His Honour Judge Levett was satisfied that AJ and Sky had all the hallmarks of organised crime and said that the harm it caused was devastating with severe effects, destroying families and leaving users in a desperate state.
It was calculated that the financial revenue generated by the business was between £250,000 and £500,000, representing five kilograms of Class A drugs. A Proceeds of Crime Act hearing has been set for Friday 14 December.
Detective Chief Inspector Caroline Millar, the Senior Investigating Officer, said: “The sentencing of Amiadul Islam, Yusuf Ahmed and Aidid Mohamed, brings to a conclusion what has been an incredibly complex and lengthy investigation.
“As we began to unravel the circumstances which had led to the death of Dean Stansby and identify the persons responsible for his murder, we simultaneously uncovered the wider drugs conspiracy and found that the four men responsible for the murder were, along with Ahmed and Mohamed, also heavily involved in the supply of Class A drugs in Suffolk.
“Islam, Ahmed and Mohamed were very much at the controlling end of the ‘AJ and Sky’ operation, facilitating the supply of drugs into our county from London. They would take the calls from drug users and then direct orders out via their supply chain to distribute the drugs and make the sales.
“This method of dealing, known as ‘County Lines’, is a significant problem across the country affecting numerous towns and cities.
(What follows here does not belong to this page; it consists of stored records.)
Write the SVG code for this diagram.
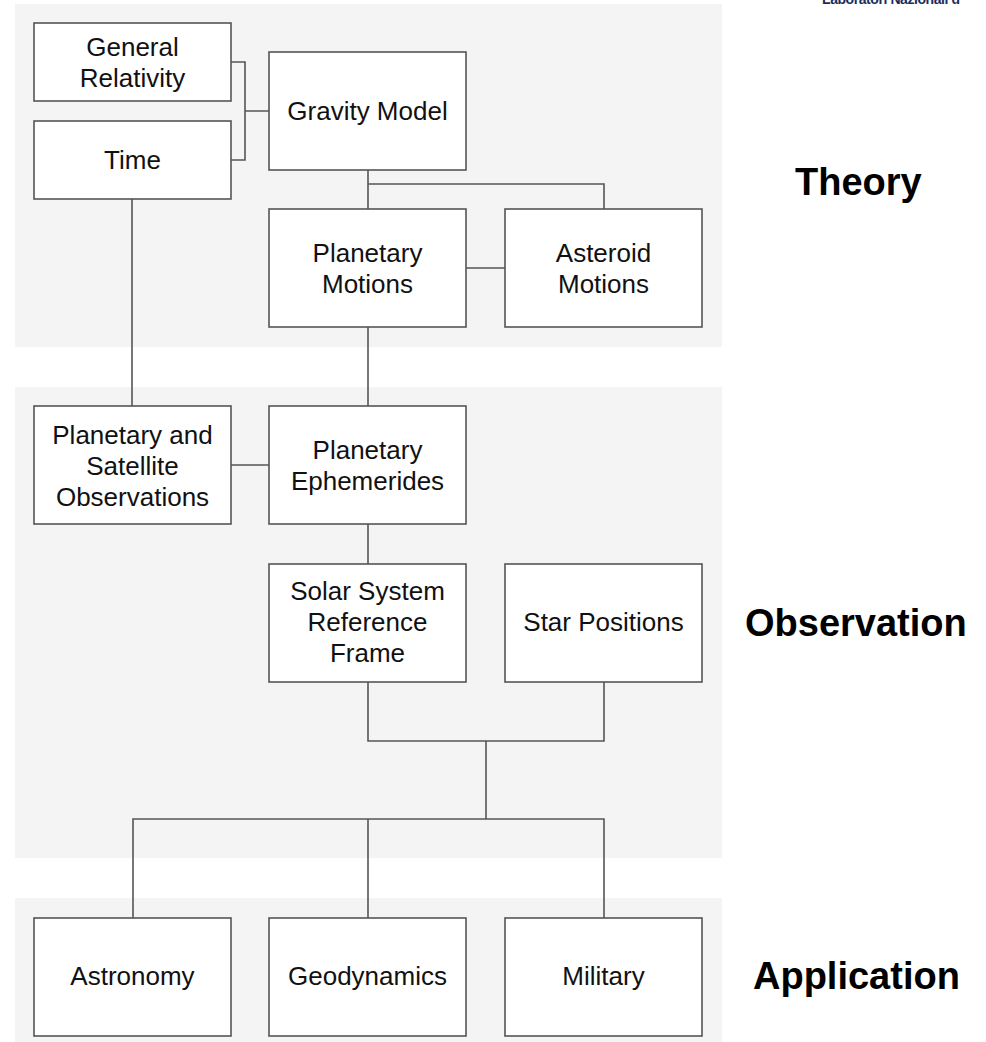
<svg xmlns="http://www.w3.org/2000/svg" width="986" height="1042" viewBox="0 0 986 1042">
<style>
.band{fill:#f4f4f4}
.box{fill:#fff;stroke:#555;stroke-width:1.6}
.t{font-family:"Liberation Sans",Arial,sans-serif;font-size:26px;fill:#111;text-anchor:middle}
.lab{font-family:"Liberation Sans",Arial,sans-serif;font-size:38px;font-weight:bold;fill:#000}
.con{fill:none;stroke:#555;stroke-width:1.6}
</style>
<rect width="986" height="1042" fill="#fff"/>
<g id="bands">
<rect class="band" x="15" y="4" width="707" height="343"/>
<rect class="band" x="15" y="387" width="707" height="471"/>
<rect class="band" x="15" y="898" width="707" height="144"/>
</g>
<text x="822" y="4" font-family="Liberation Sans,Arial,sans-serif" font-size="14" font-weight="bold" fill="#1c2d5e" textLength="138">Laboratori Nazionali d</text>
<g id="connectors">
<path class="con" d="M231,62 H245 V160 H231 M245,111 H269"/>
<path class="con" d="M132,199 V406"/>
<path class="con" d="M368,170 V209 M368,184 H604 V209"/>
<path class="con" d="M466,268 H505"/>
<path class="con" d="M368,327 V406"/>
<path class="con" d="M231,465 H269"/>
<path class="con" d="M368,524 V564"/>
<path class="con" d="M368,682 V741 H604 V682 M486,741 V819"/>
<path class="con" d="M133,918 V819 H604 V918 M368,819 V918"/>
</g>
<g id="general-relativity"><rect class="box" x="34" y="23" width="197" height="78"/><text class="t" x="132.5" y="56">General</text><text class="t" x="132.5" y="87">Relativity</text></g>
<g id="time"><rect class="box" x="34" y="121" width="197" height="78"/><text class="t" x="132.5" y="169">Time</text></g>
<g id="gravity-model"><rect class="box" x="269" y="52" width="197" height="118"/><text class="t" x="367.5" y="120">Gravity Model</text></g>
<g id="planetary-motions"><rect class="box" x="269" y="209" width="197" height="118"/><text class="t" x="367.5" y="262">Planetary</text><text class="t" x="367.5" y="293">Motions</text></g>
<g id="asteroid-motions"><rect class="box" x="505" y="209" width="197" height="118"/><text class="t" x="603.5" y="262">Asteroid</text><text class="t" x="603.5" y="293">Motions</text></g>
<g id="planetary-satellite-observations"><rect class="box" x="34" y="406" width="197" height="118"/><text class="t" x="132.5" y="444">Planetary and</text><text class="t" x="132.5" y="475">Satellite</text><text class="t" x="132.5" y="506">Observations</text></g>
<g id="planetary-ephemerides"><rect class="box" x="269" y="406" width="197" height="118"/><text class="t" x="367.5" y="459">Planetary</text><text class="t" x="367.5" y="490">Ephemerides</text></g>
<g id="solar-system-reference-frame"><rect class="box" x="269" y="564" width="197" height="118"/><text class="t" x="367.5" y="600">Solar System</text><text class="t" x="367.5" y="631">Reference</text><text class="t" x="367.5" y="662">Frame</text></g>
<g id="star-positions"><rect class="box" x="505" y="564" width="197" height="118"/><text class="t" x="603.5" y="631">Star Positions</text></g>
<g id="astronomy"><rect class="box" x="34" y="918" width="197" height="118"/><text class="t" x="132.5" y="985">Astronomy</text></g>
<g id="geodynamics"><rect class="box" x="269" y="918" width="197" height="118"/><text class="t" x="367.5" y="985">Geodynamics</text></g>
<g id="military"><rect class="box" x="505" y="918" width="197" height="118"/><text class="t" x="603.5" y="985">Military</text></g>
<g id="labels">
<text class="lab" x="795" y="195">Theory</text>
<text class="lab" x="745" y="636">Observation</text>
<text class="lab" x="753" y="989">Application</text>
</g>
</svg>
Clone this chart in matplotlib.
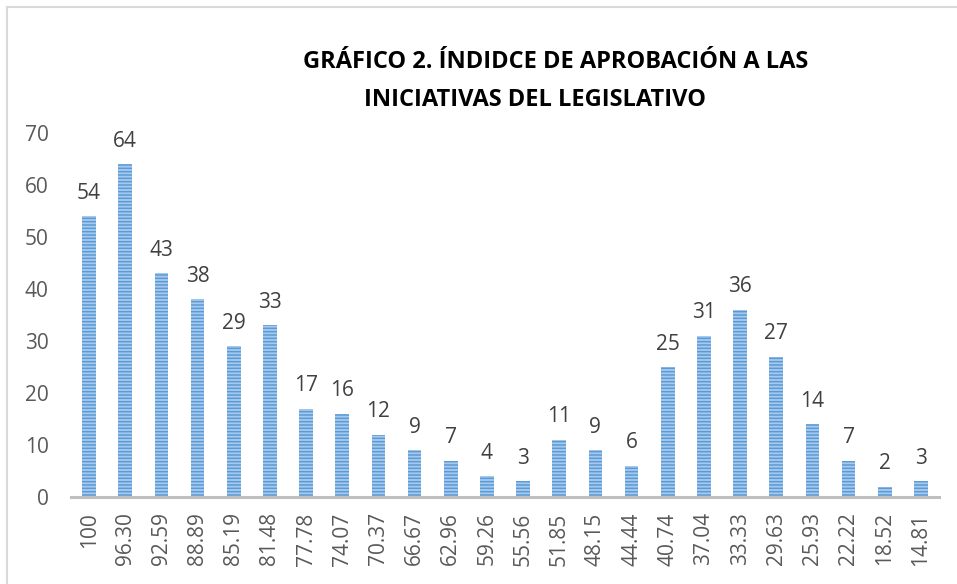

Suffolk Police will continue to robustly tackle this issue, to identify the people involved and remove the drugs and often associated weapons from our streets.
“What I hope this case highlights is that the people higher up in the supply chain, who may think they are untouchable from their remote bases in bigger cities, are not above the law. We can - and will - find you and ensure that you are brought to justice, as well as the people you send out to peddle your drugs.”